社会的規範、狂気、歴史性:『人間失格』へ向けて

2007-04-26 00:14:46 | 抽象的話題
私は常識や規範そのものを嫌っているのではない。その拠って立つところを考えず、平気でそれを人に押し付ける人間を憎むのである。


フーコーは、『狂気の歴史』の中で経験やイマージュそのものが狂気ではなく、それを「非理性的」「非論理的」に解釈する異様な言語活動が狂気なのだと述べている。この考え方によれば、他者に理解できない場合において始めて、狂気は成立することになる。


我々は、自分の感覚や感情をどれほど正確に把握しているのだろうか?また、他者に理解できる形で自らの経験やイマージュを語れるのだろうか?少し考えれば、それらが(自分自身のでさえも)いかに曖昧で説明不可能なものであるかをよく知っている。しかし、これをもって「人間というものはすべからく狂っている」と言うなら、あまりにも乱暴にすぎる結論だろう。要は相手に理解できればいいわけだから、何となく相手がわかったと言いそうな表現を身につければ万事問題はない。要するに、正確に語る必要はなく、理解できたと思わせればよいのである。


ところで、自らが拠って立つ常識・規範については説明できるだろうか?なるほどそれらも、理解が共有されているという点で説明の必要は無いかもしれない(その実態は往々にして「他と同じだから正しいはずだ」という集団幻想に過ぎないが)。しかし常識や規範は他者に強制されるがゆえに、同じ土台で論じることはできない。一体どのような精神構造によって、人は自分の理解できていない常識や規範を他者に平気で押し付けることができるのだろうか?それは、「常識は常識であるがゆえに正しい」という思い込みに他ならない。……狂気の度合が甚だしい狂人は、自分が狂っていることに気付かないという。してみれば、社会、あるいは「世間」とは、狂人によって成り立っているようなものだと言える。

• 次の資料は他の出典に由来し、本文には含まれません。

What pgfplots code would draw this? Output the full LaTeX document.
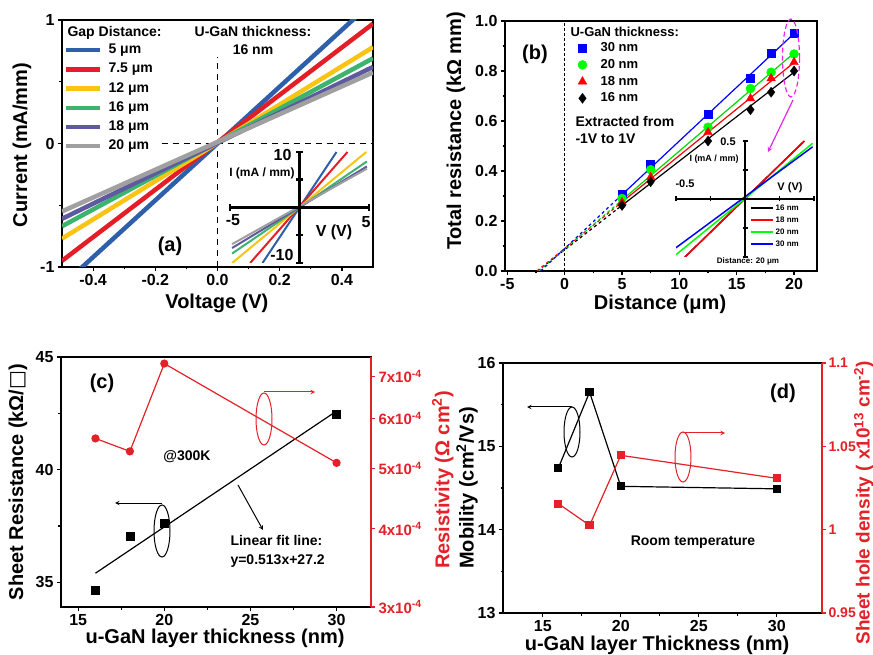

このように言うと、あるいは常識・秩序・規範の大切さを主張する人が出てくるかもしれない。そもそも私は常識そのものを批判しているわけではなく、その中で無意識に生きる虚ろな人々を嫌悪しているだけなのだが、まあそれはいい。嫌っているのは彼らの倣岸さ?確かにそれもある。だが何より、その歴史性を考えない、滅んだ精神を私は憎んでいるのである。「今あるものこそが真理」…そのような無意識的な思いがなければ、常識などをその意味も理解せず人に押し付ける精神は生まれてこない。そして歴史性を考えない姿勢は、過去への粉飾を容易に受け入れる姿勢を生み出すだろう。


常識を疑うことを単なる秩序への挑戦としか考えない輩は一度考えてみるがよいのだ。常識を疑えない姿勢が実はどれほど多くの弊害を過去と現在に対してもたらしているのかを。彼らは横の関係しか見ておらず、縦の関係=歴史性を忘れている。(もっとも、横の関係でさえ「なぜ人を殺してはいけないのか?」が答えられないレベルにある人間が多い印象を受けるのだが)。しかし、ずっと前から続いてきたように思われる数々の規範や常識、法は、歴史的に作り出されてきたものでしかないのだ(というより、世情の変化を思えばそれが自然である)。


そんなことは当たり前だと思う人は、常識や規範の歴史性を今までどれだけ考えてきたかを思い返してみるがいい。いつの間にかそれらに埋没し、当然の真理のように思ってはいなかっただろうか(社会の動きを見るかぎりでは、残念ながらそういう方向性が往々にしてあるようだ)?


あるいは「所詮歴史など作られたものに過ぎない」と言う人がいるかもしれない。しかしその言をもって歴史を軽んじるなら、歴史がどれほど(良きにつけ悪しきにつけ)社会を動かしてきたか考えてみるとよい。過去への軽視は、社会に背を向けた考えでしかないと即座に理解するだろう。そして幸か不幸か、歴史学は世界に蔓延する数々の虚偽を切り裂く刄となっているのである(歴史学の社会的意義同2)。


常識や規範の拠って立つところを考えない人間には、それらの歴史性を知ろうという思考も生まれてこない。彼らは、虚偽の歴史に容易く騙されるていくであろう。その倣岸さで他者を巻き込みながら。